The Pioneer Trust and Savings Bank (former) is an abandoned historic Classical revival bank building and Chicago Landmark located at the intersection of North Avenue and N. Pulaski Road in the Chicago neighborhood of Humboldt Park.

Construction began in 1924 under the direction of architect Karl M. Vitzthum, and the 50,000 square foot building was completed two years later in 1926. Chicago's rapid growth through the turn of the century coincided with a period following the Panic of 1907 described as the "Golden age of bank architecture"; A time in which many of America's historic banks were built, and with a certain grandeur sufficient to: "Signal to the banking customer the notion that their money would be safe and the bank was here to stay.”

As Chicago continued to expand outwards into a "city of neighborhoods", banks such as the Pioneer Trust allowed these neighborhoods to thrive by providing the local businesses and residents with essential lending and other financial services. Indeed, this bank was built during a time when Humboldt Park experienced substantial growth - a period that spanned the first three decades of the 20th century, and consisted largely of German, Norwegian, Polish, and Italian immigrants who flocked to this area after being induced by the industrial jobs abundant on the city's northwest side near the Chicago and North Western Railway.

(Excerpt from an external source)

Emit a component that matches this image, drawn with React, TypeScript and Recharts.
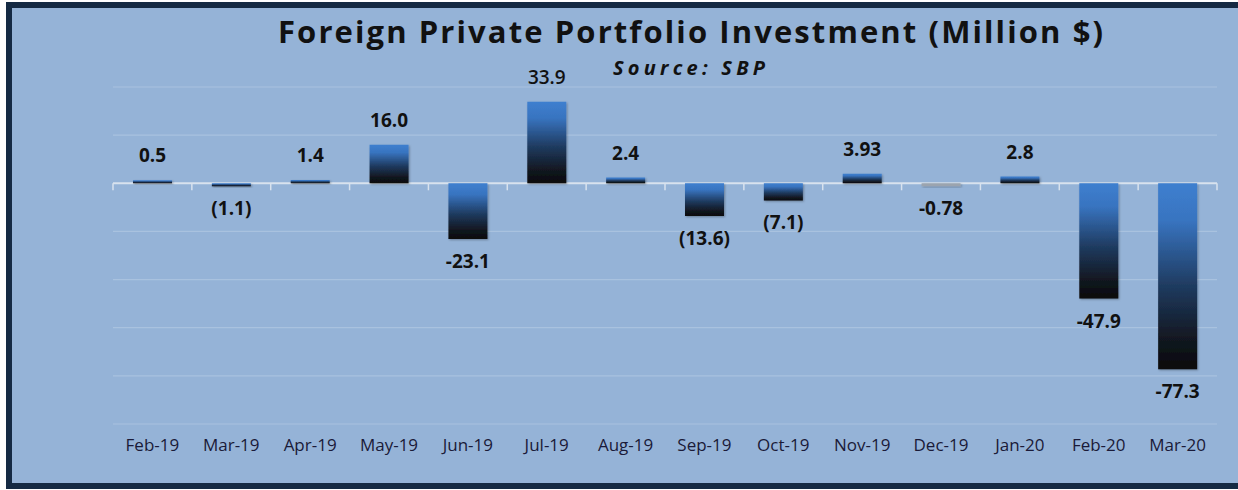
import React from "react";
import { BarChart, Bar, XAxis, YAxis, CartesianGrid, LabelList, Cell } from "recharts";

const categories = ["Feb-19", "Mar-19", "Apr-19", "May-19", "Jun-19", "Jul-19", "Aug-19", "Sep-19", "Oct-19", "Nov-19", "Dec-19", "Jan-20", "Feb-20", "Mar-20"];
const values = [0.5, -1.1, 1.4, 16.0, -23.1, 33.9, 2.4, -13.6, -7.1, 3.93, -0.78, 2.8, -47.9, -77.3];
const valueLabels = ["0.5", "(1.1)", "1.4", "16.0", "-23.1", "33.9", "2.4", "(13.6)", "(7.1)", "3.93", "-0.78", "2.8", "-47.9", "-77.3"];
const yTicks = [-100, -80, -60, -40, -20, 0, 20, 40];

const data = categories.map((c, i) => ({ month: c, value: values[i], label: valueLabels[i] }));

const W = 1238;
const H = 490;
const BG = "#95B3D7";
const BORDER = "#152A43";
const FONT = "'Open Sans', 'DejaVu Sans', sans-serif";
const ZERO_INDEX = yTicks.indexOf(0);

const GridLine = (props: any) => {
  const { x1, y1, x2, index } = props;
  if (index !== ZERO_INDEX) {
    return <line x1={x1} x2={x2} y1={y1} y2={y1} stroke="#A9C2DF" strokeWidth={1.2} />;
  }
  const n = categories.length;
  const step = (x2 - x1) / n;
  const ticks = [];
  for (let i = 0; i <= n; i++) {
    const x = x1 + i * step;
    ticks.push(<line key={i} x1={x} x2={x} y1={y1} y2={y1 + 7} stroke="#D8E2EE" strokeWidth={1.5} />);
  }
  return (
    <g>
      <line x1={x1} x2={x2} y1={y1} y2={y1} stroke="#D8E2EE" strokeWidth={2} />
      {ticks}
    </g>
  );
};

const renderLabel = (props: any) => {
  const { x, y, width, height, index } = props;
  const top = Math.min(y, y + height);
  const bottom = Math.max(y, y + height);
  const v = values[index];
  const cx = x + width / 2;
  const ty = v >= 0 ? top - 18 : bottom + 29;
  return (
    <text x={cx} y={ty} textAnchor="middle" fontFamily={FONT} fontSize={19} fontWeight={index === 5 ? 600 : 700} fill="#111111">
      {valueLabels[index]}
    </text>
  );
};

export default function App() {
  return (
    <div style={{ position: "absolute", left: 0, top: 0, width: W, height: H, background: "#ffffff", overflow: "hidden" }}>
      <svg width={0} height={0} style={{ position: "absolute", left: 0, top: 0 }}>
        <defs>
          <linearGradient id="barGrad" x1="0" y1="0" x2="0" y2="1">
            <stop offset="0%" stopColor="#3E7FCF" />
            <stop offset="20%" stopColor="#3874C0" />
            <stop offset="55%" stopColor="#1F3B60" />
            <stop offset="85%" stopColor="#11161E" />
            <stop offset="100%" stopColor="#0A0A0C" />
          </linearGradient>
          <filter id="barShadow" x="-10%" y="-30%" width="130%" height="160%">
            <feDropShadow dx="1" dy="1" stdDeviation="1" floodColor="#000" floodOpacity="0.3" />
          </filter>
        </defs>
      </svg>
      <div
        style={{
          position: "absolute",
          left: 6,
          top: 2,
          width: W,
          height: H - 3,
          background: BG,
          borderLeft: `6px solid ${BORDER}`,
          borderTop: `6px solid ${BORDER}`,
          borderBottom: `6px solid ${BORDER}`,
          boxSizing: "border-box",
        }}
      />
      <div style={{ position: "absolute", left: 0, top: 0 }}>
        <BarChart
          width={W}
          height={H}
          data={data}
          margin={{ top: 87, right: 21, bottom: 26, left: 113 }}
          barSize={39}
        >
          <CartesianGrid vertical={false} horizontal={GridLine} />
          <XAxis
            dataKey="month"
            axisLine={false}
            tickLine={false}
            height={40}
            tickMargin={9}
            interval={0}
            tick={{ fill: "#1A1A38", fontSize: 17, fontFamily: FONT }}
          />
          <YAxis hide domain={[-100, 40]} ticks={yTicks} />
          <Bar dataKey="value" fill="url(#barGrad)" isAnimationActive={false} minPointSize={3}>
            {data.map((d, i) => (
              <Cell key={i} fill={d.month === "Dec-19" ? "#9BA4AF" : "url(#barGrad)"} filter="url(#barShadow)" />
            ))}
            <LabelList dataKey="label" content={renderLabel} />
          </Bar>
        </BarChart>
      </div>
      <svg width={W} height={H} style={{ position: "absolute", left: 0, top: 0, pointerEvents: "none" }}>
        <text x={278} y={43} fontFamily={FONT} fontSize={31} fontWeight={700} fill="#111111" textLength={825} lengthAdjust="spacing">
          Foreign Private Portfolio Investment (Million $)
        </text>
        <text x={613} y={75} fontFamily={FONT} fontSize={20} fontWeight={700} fontStyle="italic" fill="#111111" textLength={152} lengthAdjust="spacing">
          Source: SBP
        </text>
      </svg>
    </div>
  );
}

In the late 19th and early to mid 20th centuries, North Avenue was a bustling commercial row lined on both sides with a nearly continuous array of businesses, shops, and restaurants stretching for several miles. Like many banks, Pioneer Trust was intentionally built on this corner for it being a crossroads to the vibrant local market. In 1895, streetcars began operation on North avenue and would travel west down here on Pulaski, and in 1911, streetcars began running through Pulaski further propping this intersection up as a focal point for economic activity.

The bank demonstrated resilience throughout the Great Depression, and unlike many other banks in Chicago, Pioneer Trust survived the economic crisis. By the 1960s, it was one of the 300 largest commercial banks in the United States. In the mid-1990s, it was purchased by Puerto Rican based Banco Popular, showcasing the largely Hispanic and Latino American heritage of the local residents.

In 2012, the building was designated as a Chicago Landmark by the city, and it was listed on the National Register of Historic Places in 2023.

In April 2023, the City of Chicago approved a $13M redevelopment project for the building. It will be renovated into mixed-use spacing that will contain offices, for which several non-profits and an architecture firm will reside, in addition to a community cafe, restaurant, and one acre parking lot.